Union representative Billy Crane refuses to meet the strikers and recommends a return to work, but he does meet with John Black. They agree that the workers are being manipulated by a few political activists.

Flying pickets then visit the north-east and the strike spreads there. Some confrontations follow with those reluctant to strike. Strikers force an evacuation of workers from one mill by burning paper, and storm the gate at another mill. A woman who says that she cannot afford to strike because she has children to feed is told that this is the case for all the strikers.

The employers in Leeds struggle to reach an agreement on how to respond to the strike. Bentham is less aggressive than Black, and wants to keep good relations with the union for future job cuts.

Workers at Bentham's and Stringer's then join the strike. A week in, Maggie's mother dies and she attends her mother's funeral. Conflict grows between the strikers and the union.

Although Packer and Gridley are told to demand a shilling per hour, they are willing to find a compromise when meeting the employers. They agree a return to work for an interim rewards plus negotiations. Maggie leads a revolt against this agreement, and a huge crowd at Woodhouse Moor shouts down Gridley. Maggie claims that shop stewards are undermining the strike, and the crowd votes to continue striking.

After a few days of discussions, the committee agrees to end the strike. Mollie later slaps Joe for referring to politics as "the art of the attainable".

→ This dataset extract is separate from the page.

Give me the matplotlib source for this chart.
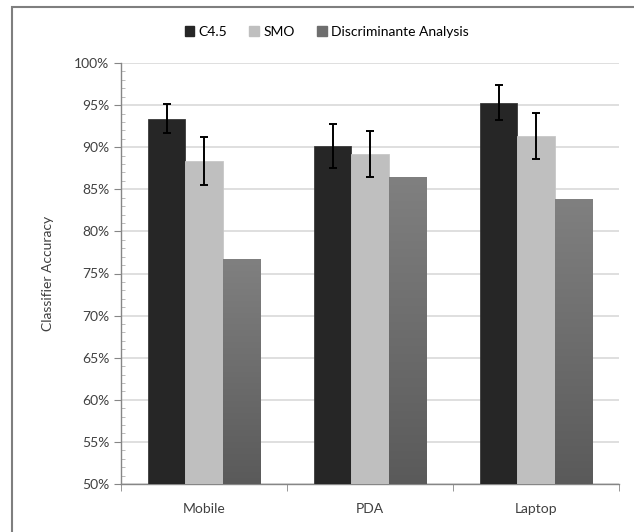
import matplotlib
matplotlib.use("Agg")
import matplotlib.pyplot as plt
import numpy as np
from matplotlib.patches import Rectangle
from matplotlib.ticker import MultipleLocator, PercentFormatter

categories = ["Mobile", "PDA", "Laptop"]
series = ["C4.5", "SMO", "Discriminante Analysis"]
c45 = [93.4, 90.1, 95.3]
c45_err = [1.7, 2.6, 2.05]
smo = [88.4, 89.2, 91.3]
smo_err = [2.85, 2.75, 2.75]
da = [76.7, 86.5, 83.8]

plt.rcParams["font.family"] = ["Lato", "DejaVu Sans"]
plt.rcParams["font.size"] = 10

fig = plt.figure(figsize=(6.34, 5.32), dpi=100)
ax = fig.add_axes([121 / 634, 48 / 532, 498 / 634, 421 / 532])

# outer chart frame like the excel chart area
fig.patches.append(Rectangle((12 / 634, -0.05), 1.05, 0.05 + 525 / 532,
                             transform=fig.transFigure, fill=False,
                             edgecolor="#7f7f7f", linewidth=1.5))

x = np.arange(len(categories))
w = 0.223
ebar = dict(ecolor="black", elinewidth=1.4, capsize=2.6, capthick=1.4)

b1 = ax.bar(x - w, c45, w, bottom=0, color="#262626", edgecolor="#3a3a3a",
            linewidth=0.6, label=series[0], zorder=3)
ax.errorbar(x - w, c45, yerr=c45_err, fmt="none", zorder=4, **ebar)
b2 = ax.bar(x, smo, w, color="#bfbfbf", edgecolor="#c8c8c8",
            linewidth=0.6, label=series[1], zorder=3)
ax.errorbar(x, smo, yerr=smo_err, fmt="none", zorder=4, **ebar)
b3 = ax.bar(x + w, da, w, color="#707070", edgecolor="#6a6a6a",
            linewidth=0.6, label=series[2], zorder=3)

ax.set_xlim(-0.5, 2.5)
ax.set_ylim(50, 100)

# gradient fill for the third series
grad = np.linspace(0, 1, 256).reshape(-1, 1)
cmap = matplotlib.colors.LinearSegmentedColormap.from_list("g", ["#5a5a5a", "#808080"])
for bar in b3:
    bx, by = bar.get_x(), bar.get_y()
    bw, bh = bar.get_width(), bar.get_height()
    im = ax.imshow(grad, cmap=cmap, aspect="auto", origin="lower",
                   extent=[bx, bx + bw, 50, by + bh], zorder=3.5)
    im.set_clip_path(bar)
ax.set_xlim(-0.5, 2.5)
ax.set_ylim(50, 100)

ax.yaxis.set_major_locator(MultipleLocator(5))
ax.yaxis.set_minor_locator(MultipleLocator(1))
ax.yaxis.set_major_formatter(PercentFormatter(decimals=0))
ax.set_xticks(x)
ax.set_xticklabels(categories)
ax.set_xticks([-0.5, 0.5, 1.5, 2.5], minor=True)
ax.tick_params(axis="x", which="major", length=0, pad=14, colors="#404040")
ax.tick_params(axis="x", which="minor", length=5, color="#868686", direction="out")
ax.tick_params(axis="y", which="major", length=5, color="#868686", direction="out",
               colors="#404040", labelcolor="#404040")
ax.tick_params(axis="y", which="minor", length=3, color="#b0b0b0", direction="in")
ax.tick_params(axis="y", which="major", color="#868686")

ax.grid(axis="y", color="#d9d9d9", linewidth=1.2, zorder=0)
for s in ["top", "right"]:
    ax.spines[s].set_visible(False)
for s in ["left", "bottom"]:
    ax.spines[s].set_color("#868686")
    ax.spines[s].set_linewidth(1)

ax.set_ylabel("Classifier Accuracy", color="#404040", labelpad=14)

handles = [Rectangle((0, 0), 1, 1, color=c) for c in ["#262626", "#bfbfbf", "#6e6e6e"]]
fig.legend(handles, series, loc="center", bbox_to_anchor=(0.515, 1 - 32 / 532),
           ncol=3, frameon=False, handlelength=0.7, handleheight=0.7,
           handletextpad=0.3, columnspacing=1.6)

fig.savefig("out.png", dpi=100)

Shortly afterwards, many of the workers are made redundant. Gridley is given a large amount of compensation, but Peggy is given just £5 after 26 years of work.

==Cast==

- Lynne Perrie as Mollie
- Elizabeth Spriggs as Maggie
- Lori Wells as Sadie
- Josie Lane as Annie
- Bert Gaunt as Harry Gridley
- Stan Stennett as Joe Pike
- Peter Wallis as Fred Packer
- Bernard Archard as managing director, Blacks
- Stanley Meadows as managing director, Benthams
- Terence Frisby as Raymond Boswell
- Peter Cellier as Philip Stringer
- Pat Wallis as Rhona
- Peter Russell as Stan Lloyd
- Christine Buckley as Joan
- Frances Goodall as Peggy
- John Comer as Billy Crane
- Martin Dempsey as Union Regional Secretary
- George Silver as Bent
- Tony Heath as Isaacs
- Denis Huckerby as King
- Duggie Brown as bus conductor
- Gwen Harris as older worker
- Dennis Lawes as older worker
- Terry Waddington as Dennis Jones
- Sue Dexter as Mrs Hesketh
- Nanette Ryder as Mrs Gridley
- Muriel Lawfor as Florrie
- Wendy Marshal as young girl
- Bernard Atha as radio reporter
- Alex Robinson as town hall chairman
- Liz Dawn as striker

==Controversy==
The play's accuracy was challenged by employers and unions. The play was discussed on BBC2's In Vision programme the following day, with a panel including producer Kenith Trodd, employers and workers from the textile mills involved, and some journalists. Trodd quoted news reports from the time to defend the accuracy of the film.

The portrayal of the Communist Party member Gridley as duplicitous led to the play's being praised by Trotskyist groups such as the Workers' Revolutionary Party and condemned as "a snide distortion" by the Communist Morning Star.

In addition, there was some controversy on the use of profanity by women in the film (although these cases are relatively mild terms). In the 1970s, swearing was still considered unladylike. Some of the female strikers who defended the factual accuracy of the film added that they would never swear. Roy Battersby said that he felt that some of these women were embarrassed by the prospect of their husbands finding out they swore at work.